When I was diagnosed with lymphoma, the idea of challenge transformed. Reality narrowed to a single word, a path I hadn’t chosen. The illness was like another world, with its own rules, its own language. I suddenly found myself confronting fragility, with no possibility of escape. Time began to be measured in chemotherapy appointments, like stages of a journey that seemed endless. Each session brought a burden of fatigue, anticipation, and hope. I found myself measuring life in terms of numbers and percentages, as if it had become a matter of probability and resistance. It was a calculation I had never learned but had to face.
Then, after getting through that battle, I thought I could finally catch my breath.
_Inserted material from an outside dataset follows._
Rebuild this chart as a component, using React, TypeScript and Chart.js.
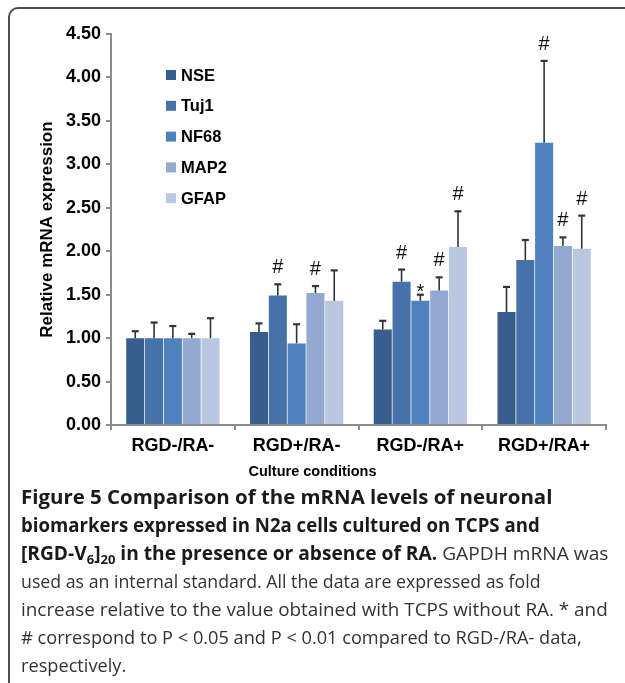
import React, { useEffect, useLayoutEffect, useRef } from "react";
import { Chart, registerables } from "chart.js";

Chart.register(...registerables);

// ---------- data ----------
const categories = ["RGD-/RA-", "RGD+/RA-", "RGD-/RA+", "RGD+/RA+"];
const markerNames = ["NSE", "Tuj1", "NF68", "MAP2", "GFAP"];

const nseMeans = [1.0, 1.07, 1.1, 1.3];
const nseErrors = [0.08, 0.1, 0.1, 0.29];
const tuj1Means = [1.0, 1.49, 1.65, 1.9];
const tuj1Errors = [0.18, 0.13, 0.14, 0.23];
const nf68Means = [1.0, 0.94, 1.43, 3.25];
const nf68Errors = [0.14, 0.22, 0.07, 0.94];
const map2Means = [1.0, 1.52, 1.55, 2.06];
const map2Errors = [0.05, 0.08, 0.15, 0.1];
const gfapMeans = [1.0, 1.43, 2.05, 2.03];
const gfapErrors = [0.23, 0.35, 0.41, 0.38];

const nseMarks = ["", "", "", ""];
const tuj1Marks = ["", "#", "#", ""];
const nf68Marks = ["", "", "*", "#"];
const map2Marks = ["", "#", "#", "#"];
const gfapMarks = ["", "", "#", "#"];

const yMin = 0;
const yMax = 4.5;
const yStep = 0.5;

const yTitle = "Relative mRNA expression";
const xTitle = "Culture conditions";

// ---------- styles ----------
const seriesColors = ["#3A5E8C", "#4572A8", "#4F81BD", "#93A9CF", "#B9C7E1"];
const FONT = "'Liberation Sans', Arial, sans-serif";
const AXIS_GRAY = "#8c8c8c";

const errorBarPlugin = {
  id: "errorBars",
  afterDatasetsDraw(chart: any) {
    const ctx = chart.ctx;
    const y = chart.scales.y;
    chart.data.datasets.forEach((ds: any, i: number) => {
      const meta = chart.getDatasetMeta(i);
      meta.data.forEach((bar: any, j: number) => {
        const top = y.getPixelForValue(ds.data[j] + ds.errors[j]);
        ctx.save();
        ctx.strokeStyle = "#333";
        ctx.lineWidth = 1.6;
        ctx.beginPath();
        ctx.moveTo(bar.x, bar.y);
        ctx.lineTo(bar.x, top);
        ctx.stroke();
        ctx.lineWidth = 2.2;
        ctx.beginPath();
        ctx.moveTo(bar.x - 3.5, top);
        ctx.lineTo(bar.x + 3.5, top);
        ctx.stroke();
        const m = ds.marks[j];
        if (m) {
          ctx.fillStyle = "#111";
          ctx.font = `20px ${FONT}`;
          ctx.textAlign = "center";
          ctx.textBaseline = "alphabetic";
          ctx.fillText(m, bar.x, m === "#" ? top - 11 : top + 3);
        }
        ctx.restore();
      });
    });
  },
};

const insideLegendPlugin = {
  id: "insideLegend",
  afterDraw(chart: any) {
    const { ctx, chartArea } = chart;
    chart.data.datasets.forEach((ds: any, i: number) => {
      const cy = chartArea.top + 41 + i * 30.8;
      ctx.save();
      ctx.fillStyle = ds.backgroundColor;
      ctx.fillRect(chartArea.left + 55, cy - 5, 10, 10);
      ctx.fillStyle = "#000";
      ctx.font = `bold 16.5px ${FONT}`;
      ctx.textAlign = "left";
      ctx.textBaseline = "middle";
      ctx.fillText(ds.label, chartArea.left + 70, cy + 1);
      ctx.restore();
    });
  },
};

function BarChart() {
  const ref = useRef<HTMLCanvasElement | null>(null);
  useEffect(() => {
    if (!ref.current) return;
    const means = [nseMeans, tuj1Means, nf68Means, map2Means, gfapMeans];
    const errors = [nseErrors, tuj1Errors, nf68Errors, map2Errors, gfapErrors];
    const marks = [nseMarks, tuj1Marks, nf68Marks, map2Marks, gfapMarks];
    const chart = new Chart(ref.current, {
      type: "bar",
      data: {
        labels: categories,
        datasets: markerNames.map((name, i) => ({
          label: name,
          data: means[i],
          errors: errors[i],
          marks: marks[i],
          backgroundColor: seriesColors[i],
          borderWidth: 0,
          categoryPercentage: 0.76,
          barPercentage: 0.96,
        })) as any,
      },
      options: {
        responsive: false,
        animation: false,
        layout: { padding: { left: 19, right: 19, top: 34, bottom: 9.5 } },
        plugins: {
          legend: { display: false },
          tooltip: { enabled: false },
          title: {
            display: true,
            position: "bottom",
            text: xTitle,
            color: "#000",
            font: { family: FONT, size: 14.5, weight: "bold" },
            padding: { top: 0, bottom: 0 },
          },
        },
        scales: {
          x: {
            grid: {
              display: true,
              drawOnChartArea: false,
              drawTicks: true,
              tickLength: 5,
              color: AXIS_GRAY,
              lineWidth: 2,
              offset: true,
            },
            border: { display: true, color: AXIS_GRAY, width: 2 },
            ticks: {
              color: "#000",
              font: { family: FONT, size: 18, weight: "bold" },
              padding: 5,
            },
            afterFit: (s: any) => {
              s.height = 38;
            },
          },
          y: {
            min: yMin,
            max: yMax,
            ticks: {
              stepSize: yStep,
              callback: (v: any) => Number(v).toFixed(2),
              color: "#000",
              font: { family: FONT, size: 18, weight: "bold" },
              padding: 5,
            },
            grid: {
              display: true,
              drawOnChartArea: false,
              drawTicks: true,
              tickLength: 5,
              color: AXIS_GRAY,
              lineWidth: 2,
            },
            border: { display: true, color: AXIS_GRAY, width: 2 },
            title: {
              display: true,
              text: yTitle,
              color: "#000",
              font: { family: FONT, size: 17, weight: "bold" },
              padding: { top: 17.8, bottom: 0 },
            },
            afterFit: (s: any) => {
              s.width = 92;
            },
          },
        },
      } as any,
      plugins: [errorBarPlugin, insideLegendPlugin],
    });
    return () => chart.destroy();
  }, []);
  return (
    <canvas
      ref={ref}
      width={625}
      height={490}
      style={{ position: "absolute", left: 0, top: 0 }}
    />
  );
}

// right edge of each caption line (null: reuse the previous line's scale)
const captionTargets: (number | null)[] = [552, 540, 608, 541, 608, 582, null];
const CAPTION_LEFT = 21;

function Caption() {
  const refs = useRef<(HTMLDivElement | null)[]>([]);
  useLayoutEffect(() => {
    const fit = () => {
      let last = 1;
      refs.current.forEach((el, i) => {
        if (!el) return;
        el.style.transform = "none";
        const w = el.scrollWidth;
        const t = captionTargets[i];
        const s = t == null || w <= 0 ? last : (t - CAPTION_LEFT) / w;
        last = s;
        el.style.transform = `scaleX(${s})`;
      });
    };
    fit();
    if ((document as any).fonts && (document as any).fonts.ready) {
      (document as any).fonts.ready.then(fit);
    }
  }, []);
  const bold: React.CSSProperties = { fontWeight: 700, color: "#1a1a1a" };
  const reg: React.CSSProperties = { fontWeight: 400, color: "#333" };
  const sub: React.CSSProperties = {
    fontSize: "0.68em",
    verticalAlign: "-0.3em",
    lineHeight: 0,
  };
  const lines: React.ReactNode[] = [
    <span style={bold}>Figure 5 Comparison of the mRNA levels of neuronal</span>,
    <span style={bold}>biomarkers expressed in N2a cells cultured on TCPS and</span>,
    <>
      <span style={bold}>
        [RGD-V<span style={sub}>6</span>]<span style={sub}>20</span> in the presence or
        absence of RA.
      </span>
      <span style={reg}> GAPDH mRNA was</span>
    </>,
    <span style={reg}>used as an internal standard. All the data are expressed as fold</span>,
    <span style={reg}>increase relative to the value obtained with TCPS without RA. * and</span>,
    <span style={reg}># correspond to P &lt; 0.05 and P &lt; 0.01 compared to RGD-/RA- data,</span>,
    <span style={reg}>respectively.</span>,
  ];
  return (
    <div
      style={{
        position: "absolute",
        left: CAPTION_LEFT,
        top: 483,
        fontFamily: "'Open Sans', sans-serif",
        fontSize: 19,
        lineHeight: "28px",
      }}
    >
      {lines.map((l, i) => (
        <div
          key={i}
          ref={(el) => {
            refs.current[i] = el;
          }}
          style={{
            whiteSpace: "nowrap",
            width: "max-content",
            transformOrigin: "0 0",
            height: 28,
          }}
        >
          {l}
        </div>
      ))}
    </div>
  );
}

export default function App() {
  return (
    <div
      style={{
        position: "fixed",
        left: 0,
        top: 0,
        width: 625,
        height: 683,
        overflow: "hidden",
        background: "#fff",
      }}
    >
      <div
        style={{
          position: "absolute",
          left: 8,
          top: 7,
          width: 700,
          height: 700,
          border: "2px solid #4d4d4d",
          borderRadius: 10,
          boxSizing: "border-box",
        }}
      />
      <BarChart />
      <Caption />
    </div>
  );
}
But it wasn’t over. Almost without giving me time to get back on my feet, autoimmune encephalitis arrived. And this time, reality itself shattered. The lymphoma had attacked the body, but the encephalitis struck my mind. A whole month of hospitalization, a month in which I wasn’t myself, in which my perception of myself, others, and the world was altered. The days were made of white walls, of unknown faces I couldn’t connect to anything real. Hallucinations, thoughts that blurred in a sea of fog. I was suspended between two worlds, one real and one built by my own mind. The fear of losing control, of never finding meaning again, mixed with a sense of complete abandonment.
There’s no way to compare pain
And as I tried to make sense of all this, a lesson began to emerge: there’s no way to compare pain; there’s no measure.
As Viktor Frankl wrote in Man’s Search for Meaning:
“Human suffering is absolutely human and relative, like a gas which fills a chamber, no matter whether the chamber be large or small.”
Each person has their own space of suffering, and each fills it in their own way. And my chamber had filled twice in an incredibly short time, forcing me to rethink the very concept of resilience.
I realized that every difficulty, though unique, fits into a larger, universal pattern. Alan Watts described life as a play of shadows, where every event has meaning only in relation to how we perceive it. And perhaps that’s exactly right. Looking back, I wonder if these illnesses had a meaning, or if they simply happened, like a passing shadow.
In those hospital days, between therapy and hallucinations, I began to glimpse a simple truth: you can’t always fight. There are times when you have to lay down your arms, let go. It’s not a sign of weakness, but a way to adapt, to accept, and to try to understand. When everything seems to crumble, perhaps the only way is to stop, to be silent. The pain remains, of course, but in that silence, you find space to begin again.